> _Request_: Pictures stay out of this copy, which runs from the first line of the material through the line containing "(Q) at (485,376)".

> _Available data_:
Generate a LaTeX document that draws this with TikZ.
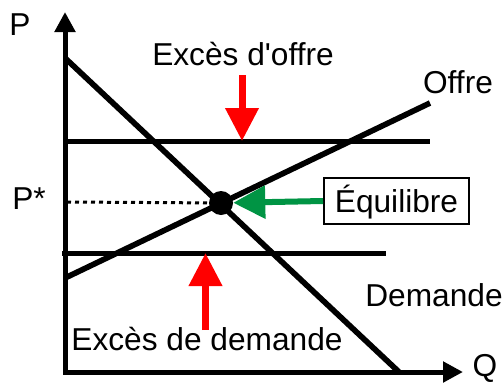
\documentclass[tikz,border=0pt]{standalone}
\usepackage{fontspec}
\setmainfont{Liberation Sans}
\usetikzlibrary{arrows.meta}
\definecolor{vertequi}{RGB}{0,148,68}

\begin{document}
\begin{tikzpicture}[
    x=0.75pt, y=-0.75pt,
    texte/.style={font=\fontsize{23.75}{28}\selectfont, inner sep=0pt, anchor=base},
    axe/.style={line width=3.75pt, line join=miter, {Triangle[length=15pt, width=15pt]}-{Triangle[length=15pt, width=15pt]}},
    courbe/.style={line width=4.25pt},
    niveau/.style={line width=3.75pt},
    pointille/.style={line width=2.25pt, dash pattern=on 3pt off 3pt},
    flecherouge/.style={line width=5.25pt, red, -{Triangle[length=24.75pt, width=24pt]}},
    flecheverte/.style={line width=4.5pt, vertequi, -{Triangle[length=24pt, width=24pt]}},
    equipoint/.style={circle, fill, inner sep=0pt, minimum size=18pt},
    boite/.style={rectangle, draw, line width=1.5pt, minimum width=108.75pt, minimum height=34.5pt, inner sep=0pt, text height=16.5pt, text depth=0pt, font=\fontsize{23.75}{28}\selectfont}
]
\useasboundingbox (0,0) rectangle (502,382);

\coordinate (origine) at (65,372);
\coordinate (ytip) at (65,12);
\coordinate (xtip) at (463,372);
\coordinate (dA) at (65,58);
\coordinate (dB) at (399,372);
\coordinate (sA) at (65,278);
\coordinate (sB) at (430,103);
\coordinate (hA) at (65,141);
\coordinate (hB) at (430,141);
\coordinate (bA) at (62,253);
\coordinate (bB) at (386,253);
\coordinate (pstar) at (67,202);
\coordinate (roA) at (242,75);
\coordinate (rdA) at (205.5,330);

\node[equipoint] (eq) at (221,203) {};
\node[boite] (equi) at (396.5,201) {Équilibre};

\node[texte] (P) at (20,35) {P};
\node[texte] (Pe) at (29,209) {P*};
\node[texte] (exoffre) at (243,65) {Excès d\textquotesingle offre};
\node[texte] (offre) at (458,93) {Offre};
\node[texte] (demande) at (434,306) {Demande};
\node[texte] (exdemande) at (207,350) {Excès de demande};
\node[texte] (Q) at (485,376) {Q};

\draw[axe] (ytip) -- (origine) -- (xtip);
\draw[niveau] (hA) -- (hB);
\draw[niveau] (bA) -- (bB);
\draw[courbe] (dA) -- (dB);
\draw[courbe] (sA) -- (sB);
\draw[pointille] (pstar) -- (eq);
\draw[flecherouge] (roA) -- (roA |- hA);
\draw[flecherouge] (rdA) -- (rdA |- bA);
\draw[flecheverte] (equi.west) -- (eq);
\end{tikzpicture}
\end{document}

> _Correct result_:
Generate a LaTeX document that draws this with TikZ.
\documentclass[tikz,border=0pt]{standalone}
\usepackage{fontspec}
\setmainfont{Liberation Sans}
\usetikzlibrary{arrows.meta}
\definecolor{vertequi}{RGB}{0,148,68}

\begin{document}
\begin{tikzpicture}[
    x=0.75pt, y=-0.75pt,
    texte/.style={font=\fontsize{23.75}{28}\selectfont, inner sep=0pt, anchor=base},
    axe/.style={line width=3.75pt, line join=miter, {Triangle[length=15pt, width=15pt]}-{Triangle[length=15pt, width=15pt]}},
    courbe/.style={line width=4.25pt},
    niveau/.style={line width=3.75pt},
    pointille/.style={line width=2.25pt, dash pattern=on 3pt off 3pt},
    flecherouge/.style={line width=5.25pt, red, -{Triangle[length=24.75pt, width=24pt]}},
    flecheverte/.style={line width=4.5pt, vertequi, -{Triangle[length=24pt, width=24pt]}},
    equipoint/.style={circle, fill, inner sep=0pt, minimum size=18pt},
    boite/.style={rectangle, draw, line width=1.5pt, minimum width=108.75pt, minimum height=34.5pt, inner sep=0pt, text height=16.5pt, text depth=0pt, font=\fontsize{23.75}{28}\selectfont}
]
\useasboundingbox (0,0) rectangle (502,382);

\coordinate (origine) at (65,372);
\coordinate (ytip) at (65,12);
\coordinate (xtip) at (463,372);
\coordinate (dA) at (65,58);
\coordinate (dB) at (399,372);
\coordinate (sA) at (65,278);
\coordinate (sB) at (430,103);
\coordinate (hA) at (65,141);
\coordinate (hB) at (430,141);
\coordinate (bA) at (62,253);
\coordinate (bB) at (386,253);
\coordinate (pstar) at (67,202);
\coordinate (roA) at (242,75);
\coordinate (rdA) at (205.5,330);

\node[equipoint] (eq) at (221,203) {};
\node[boite] (equi) at (396.5,201) {Équilibre};

\node[texte] (P) at (20,35) {P};
\node[texte] (Pe) at (29,209) {P*};
\node[texte] (exoffre) at (243,65) {Excès d\textquotesingle offre};
\node[texte] (offre) at (458,93) {Offre};
\node[texte] (demande) at (434,306) {Demande};
\node[texte] (exdemande) at (207,350) {Excès de demande};
\node[texte] (Q) at (485,376) {Q};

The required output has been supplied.